Masih kecil sih, baru sekitar 2-3 cm dan ada sekitar 500 ekor. Borong 1 kolam harganya sekitar 150 ribu atau 200 ribu (sudah lupa). Senang juga bisa jalan-jalan dan lihat koleksi ikan hias meskipun milik orang lain. Singkat cerita ikannya dibawa pulang dan pindah ke kolam di atas rumah.
Ohya, kebetulan koko punya pompa air. Saya tinggal membuatkan tempat untuk filternya. Tapi perlu juga ke toko buat beli kabel, selang dan aerotor (alat untuk buat gelembung udara). Juga beli terpal plastik untuk tutup kolam. Kalau pas siang hari ditutup, supaya ngga terlalu panas dan airnya ngga cepat kotor atau tumbuh lumut.

Faktor utama memelihara ikan hias adalah kolam, air, ikan dan makanan. Paling bagus kalau diberi pakan alami. Untuk masa pertumbuhan yang bagus adalah cacing sutera. Karena sebagian masih kecil, cacing sutera itu saya cincang biar agak halus. Ya, ibarat ngasih makan mie buat anak kecil. Khan harus dipotong-potong biar gampang dimakan.
Tiap 3-4 hari sekali beli cacing sutera. Sekali beli 2 kaleng susu banyaknya. Harganya kalau ngga salah waktu itu sekitar Go Ceng ( 5 ribu ). Asyik juga sih, jadi ada kesibukan. Beli cacingnya agak jauh, pakai sepeda motor. Yang jual juga punya peternakan ikan hias. Masih ingat dengan cerita “ikan ajaib” yang saya posting beberapa waktu lalu. Nah.... disanalah tempat kejadian itu.

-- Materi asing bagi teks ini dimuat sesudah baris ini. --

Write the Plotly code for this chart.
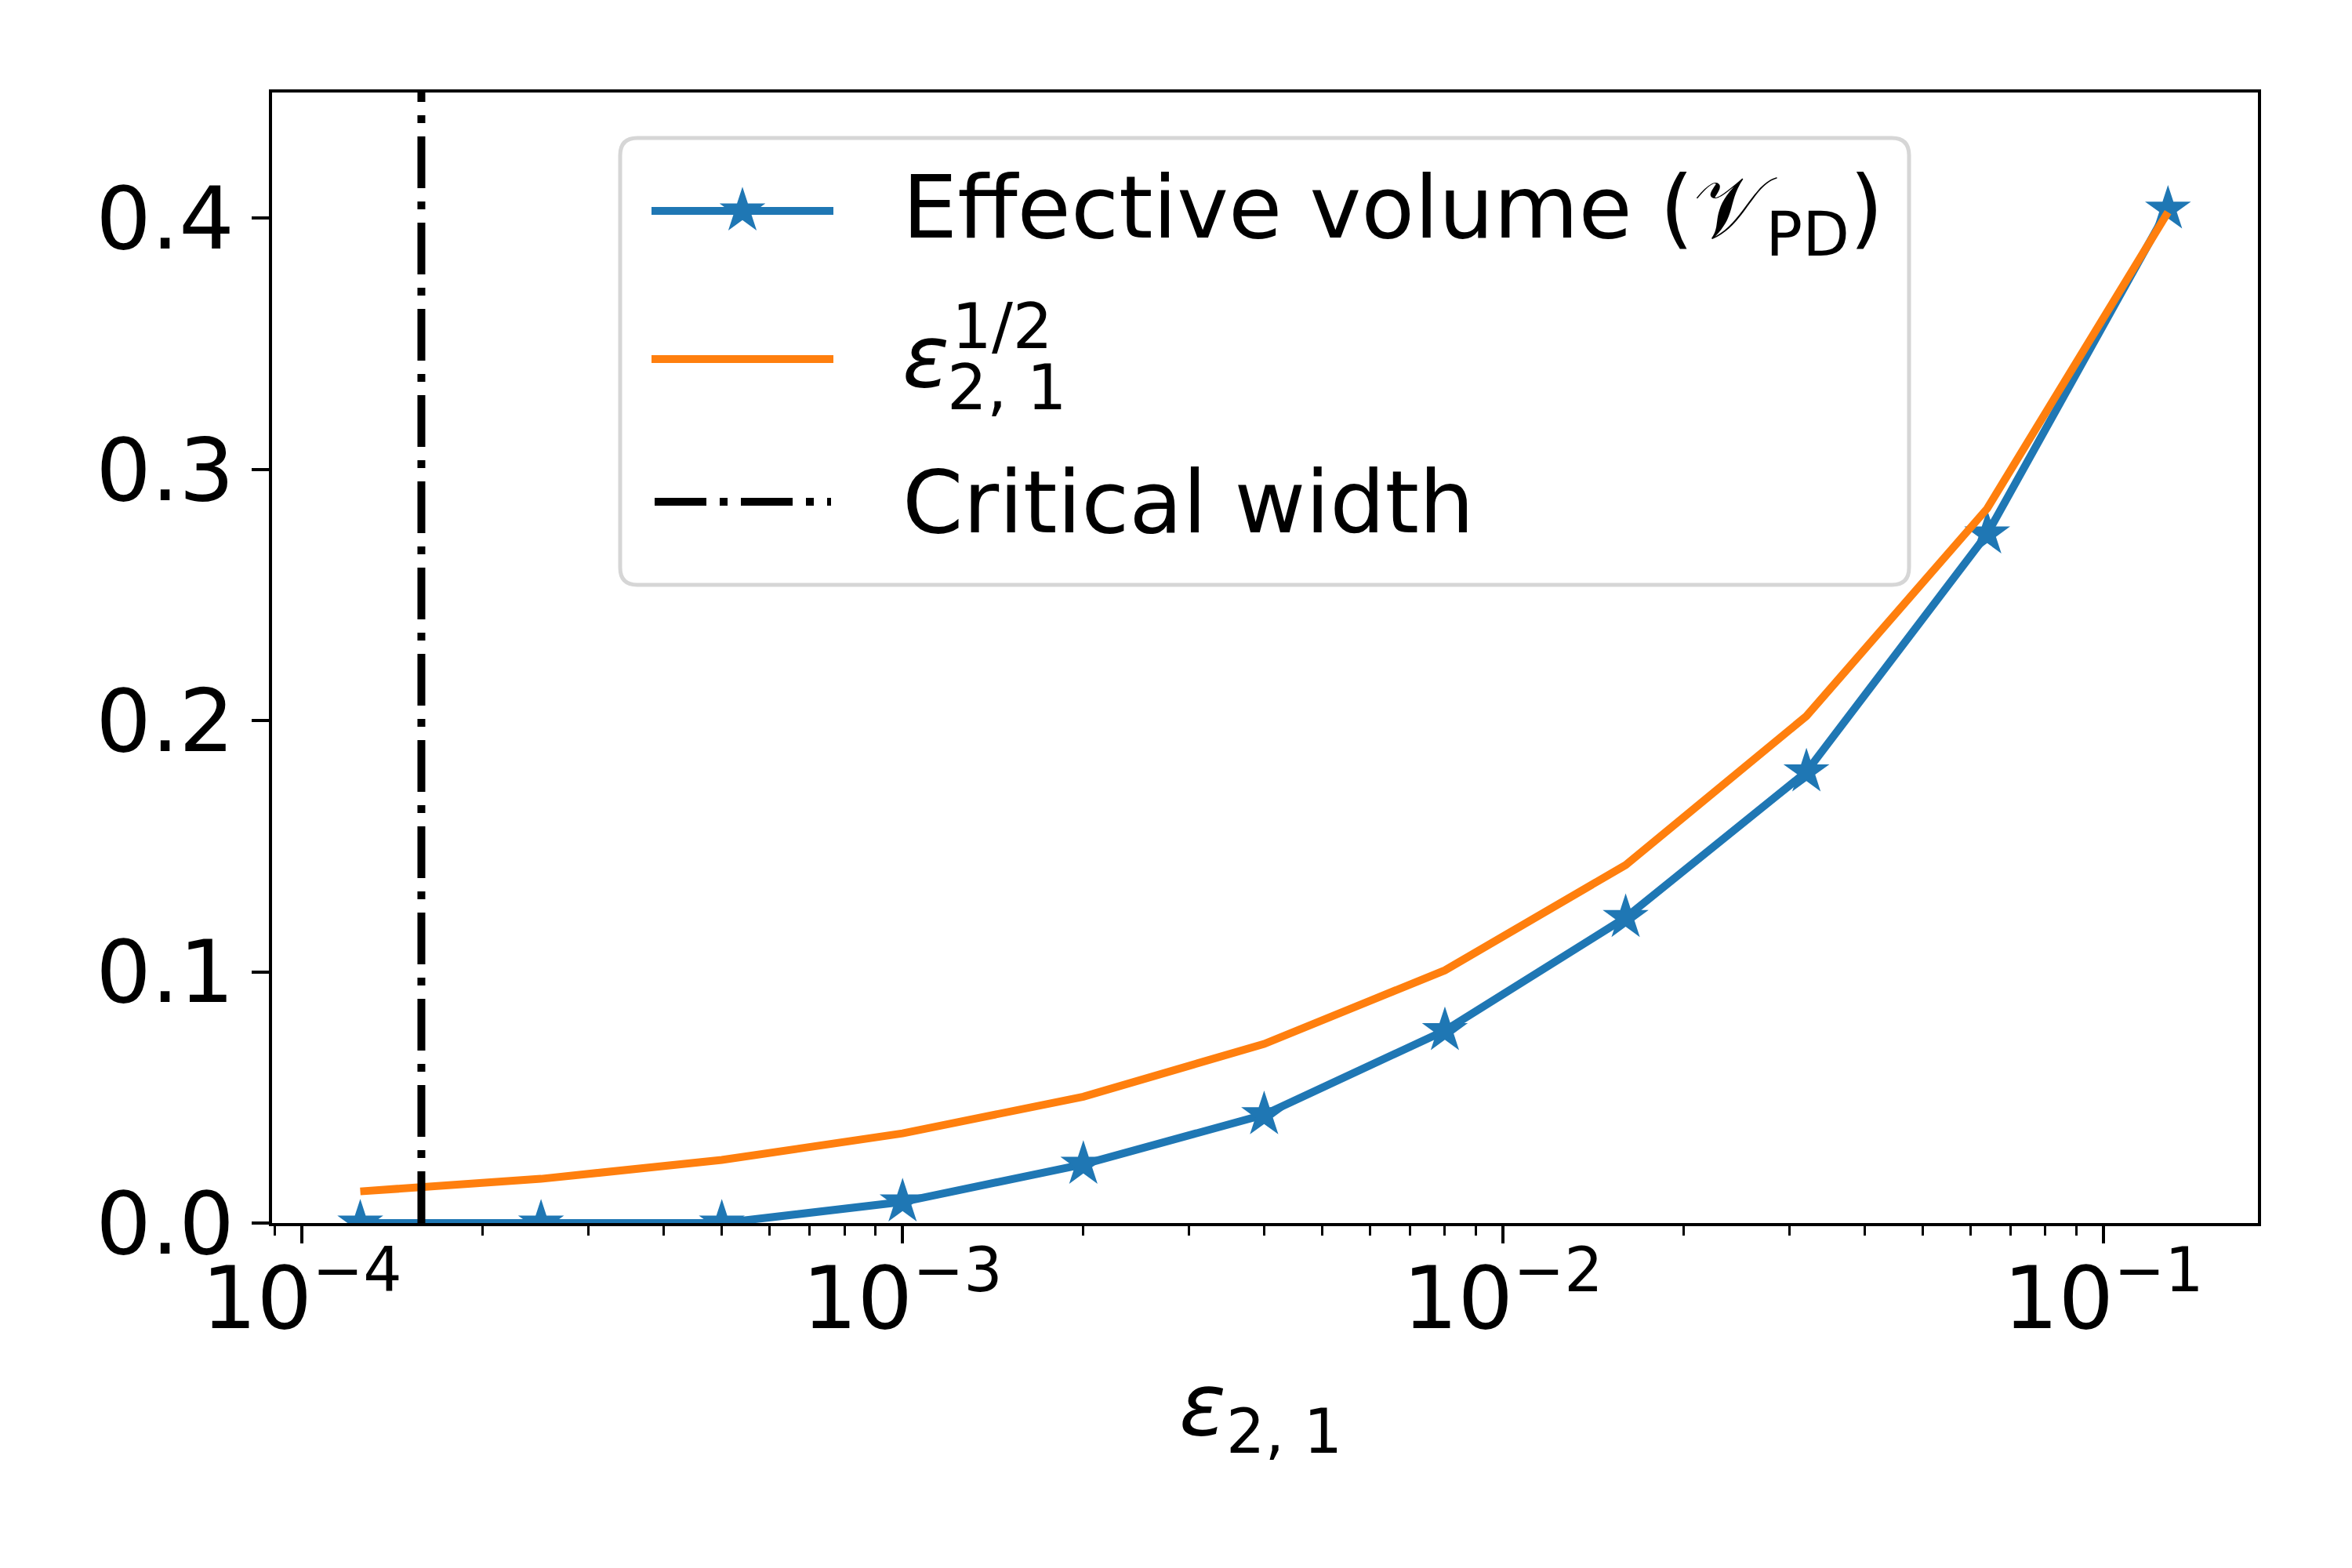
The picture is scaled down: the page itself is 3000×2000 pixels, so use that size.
import math
import plotly.graph_objects as go

# data
eps = [1.25e-4, 2.5e-4, 5e-4, 1e-3, 2e-3, 4e-3, 8e-3, 1.6e-2, 3.2e-2, 6.4e-2, 0.128]
eff_volume = [0.0, 0.0, 0.0, 0.0084, 0.0234, 0.0431, 0.0766, 0.1216, 0.1796, 0.2743, 0.4036]
sqrt_eps = [0.0126, 0.0176, 0.0251, 0.0357, 0.0503, 0.0713, 0.1006, 0.1425, 0.2018, 0.2844, 0.4024]
critical_width = 1.58e-4

x_ticks = [1e-4, 1e-3, 1e-2, 1e-1]
x_ticktext = ["10<sup>\u22124</sup>", "10<sup>\u22123</sup>", "10<sup>\u22122</sup>", "10<sup>\u22121</sup>"]
y_ticks = [0.0, 0.1, 0.2, 0.3, 0.4]
y_ticktext = ["0.0", "0.1", "0.2", "0.3", "0.4"]

BLUE = "#1f77b4"
ORANGE = "#ff7f0e"
FONT = "DejaVu Sans"
FS = 111
LW = 10
STAR = 44
DASHDOT = "66px,17px,10px,17px"

# plot area in screen pixels (page body has an 8px margin)
OFF = 8
PL, PR, PT, PB = 347, 2880, 118, 1560
W, H = 3000, 2000
Y_TOP = 0.45


def px_x(p):
    return (p - PL) / (PR - PL)


def px_y(p):
    return (PB - p) / (PB - PT)


fig = go.Figure()

fig.add_trace(go.Scatter(
    x=eps, y=eff_volume, mode="lines+markers",
    line=dict(color=BLUE, width=LW),
    marker=dict(symbol="star", size=STAR, color=BLUE, line=dict(width=0)),
    showlegend=False,
))
fig.add_trace(go.Scatter(
    x=eps, y=sqrt_eps, mode="lines",
    line=dict(color=ORANGE, width=LW),
    showlegend=False,
))
fig.add_trace(go.Scatter(
    x=[critical_width, critical_width], y=[0, Y_TOP], mode="lines",
    line=dict(color="black", width=LW, dash=DASHDOT),
    showlegend=False,
))

# hand made legend (rounded box like matplotlib)
bx0, bx1, by0, by1 = 791, 2435, 176, 746
r = 22
rx = r / (PR - PL)
ry = r / (PB - PT)
x0, x1 = px_x(bx0), px_x(bx1)
y0, y1 = px_y(by1), px_y(by0)
path = (
    f"M {x0 + rx},{y0} L {x1 - rx},{y0} Q {x1},{y0} {x1},{y0 + ry} "
    f"L {x1},{y1 - ry} Q {x1},{y1} {x1 - rx},{y1} "
    f"L {x0 + rx},{y1} Q {x0},{y1} {x0},{y1 - ry} "
    f"L {x0},{y0 + ry} Q {x0},{y0} {x0 + rx},{y0} Z"
)
fig.add_shape(type="path", path=path, xref="paper", yref="paper",
              fillcolor="white", line=dict(color="#d6d6d6", width=5), layer="below")

rows_y = [269, 458, 640]
fig.add_shape(type="line", xref="paper", yref="paper",
              x0=px_x(831), x1=px_x(1063), y0=px_y(rows_y[0]), y1=px_y(rows_y[0]),
              line=dict(color=BLUE, width=LW), layer="below")
fig.add_shape(type="line", xref="paper", yref="paper",
              x0=px_x(831), x1=px_x(1063), y0=px_y(rows_y[1]), y1=px_y(rows_y[1]),
              line=dict(color=ORANGE, width=LW), layer="below")
fig.add_shape(type="line", xref="paper", yref="paper",
              x0=px_x(835), x1=px_x(1060), y0=px_y(rows_y[2]), y1=px_y(rows_y[2]),
              line=dict(color="black", width=LW, dash=DASHDOT), layer="below")

# star of the legend sample, on an overlay axis that spans the plot area
fig.add_trace(go.Scatter(
    x=[px_x(947)], y=[px_y(rows_y[0])], mode="markers",
    marker=dict(symbol="star", size=STAR, color=BLUE, line=dict(width=0)),
    xaxis="x2", yaxis="y2", showlegend=False, cliponaxis=False,
))

tx = 1149
annots = [
    dict(text="Effective volume (\U0001D4B1<sub>PD</sub>)", x=px_x(tx), y=px_y(272), size=FS),
    dict(text="<i>\u03b5</i>", x=px_x(tx), y=px_y(454), size=FS),
    dict(text="1/2", x=px_x(1212), y=px_y(416), size=80),
    dict(text="2, 1", x=px_x(1206), y=px_y(494), size=80),
    dict(text="Critical width", x=px_x(tx), y=px_y(641), size=FS),
]
for a in annots:
    fig.add_annotation(text=a["text"], x=a["x"], y=a["y"], xref="paper", yref="paper",
                       xanchor="left", yanchor="middle", showarrow=False,
                       font=dict(family=FONT, size=a["size"], color="black"))

# x tick labels and x title, placed as text so they sit where matplotlib put them
for v, t in zip(x_ticks, x_ticktext):
    fig.add_annotation(text=t, x=math.log10(v), xref="x", y=px_y(1647), yref="paper",
                       xanchor="center", yanchor="middle", showarrow=False,
                       font=dict(family=FONT, size=FS, color="black"))
fig.add_annotation(text="<i>\u03b5</i><sub>2, 1</sub>", x=px_x(1608), y=px_y(1799),
                   xref="paper", yref="paper", xanchor="center", yanchor="middle",
                   showarrow=False, font=dict(family=FONT, size=FS, color="black"))

fig.update_layout(
    width=W, height=H,
    margin=dict(l=PL - OFF, r=W - (PR - OFF), t=PT - OFF, b=H - (PB - OFF)),
    paper_bgcolor="white", plot_bgcolor="white",
    font=dict(family=FONT, size=FS, color="black"),
    showlegend=False,
    xaxis=dict(
        type="log", range=[-4.05, -0.743],
        showline=True, linecolor="black", linewidth=4, mirror=True,
        showgrid=False, zeroline=False,
        ticks="outside", ticklen=22, tickwidth=4, tickcolor="black",
        tickvals=x_ticks, showticklabels=False,
        minor=dict(ticks="outside", ticklen=12, tickwidth=3, tickcolor="black",
                   tickvals=[m * 10 ** k for k in range(-5, 0) for m in range(2, 10)],
                   showgrid=False),
    ),
    yaxis=dict(
        range=[0, Y_TOP],
        showline=True, linecolor="black", linewidth=4, mirror=True,
        showgrid=False, zeroline=False,
        ticks="outside", ticklen=22, tickwidth=4, tickcolor="black",
        tickvals=y_ticks, ticktext=y_ticktext,
        tickfont=dict(family=FONT, size=FS),
    ),
    xaxis2=dict(overlaying="x", range=[0, 1], visible=False, fixedrange=True),
    yaxis2=dict(overlaying="y", range=[0, 1], visible=False, fixedrange=True),
)

fig.write_html("out.html")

Kalau sudah kesana, paling cepat 2 jam baru pulang ke rumah. Biasanya sampai sana langsung jalan-jalan keliling dari satu kolam ke kolam yang lain. Kadang ngobrol sama yang punya atau karyawannya. Atau ngobrol sama teman yang kebetulan juga kesana.

Minimal satu hari 2 kali saya ke atas lihat ikan. Bangun pagi dan waktu sore sekitar jam 5. Enak juga buat hilangin stress. Capeknya kalau mau ganti air. Pembuangan airnya terlalu kecil. Makanya lambat. Kalau mau nguras kolam, jam 5 pagi sudah mulai saya buang airnya. Biar bisa selesai cepat, sebelum panas.

Sisik mutiara dibesarkan di kolam yang besar, di kolam yang kecil saya piara ikan koki jenis Red Cap dan Oranda. Ada 2 pasang yang sudah dewasa, katanya diberi oleh temannya koko. Ngga sampai 1 minggu saya piara sudah bertelur. Cuma dikit, waktu netas dan sudah mulai kelihatan, saya hitung jumlahnya cuma sekitar 100 ekor. Normalnya minimal 500 ekor atau bahkan ribuan ekor sekali netas.

Dua bulan kemudian sisik mutiar sudah besar, dari sekitar 500 ekor sisa sekitar 200 ekor. Rata-rata perutnya sudah sebesar bola golf, bahkan ada beberapa yang lebih besar. Ada sekitar 20 ekor yang saya pilih, rencananya mau dijadikan indukan. Ada yang warnanya hitam putih seperti panda. Lucu.
Sayangnya rencana itu ngga terwujud, saya keburu berangkat ke Korea. Semua ikannya dijual, Koko ngga ada waktu ngurusin.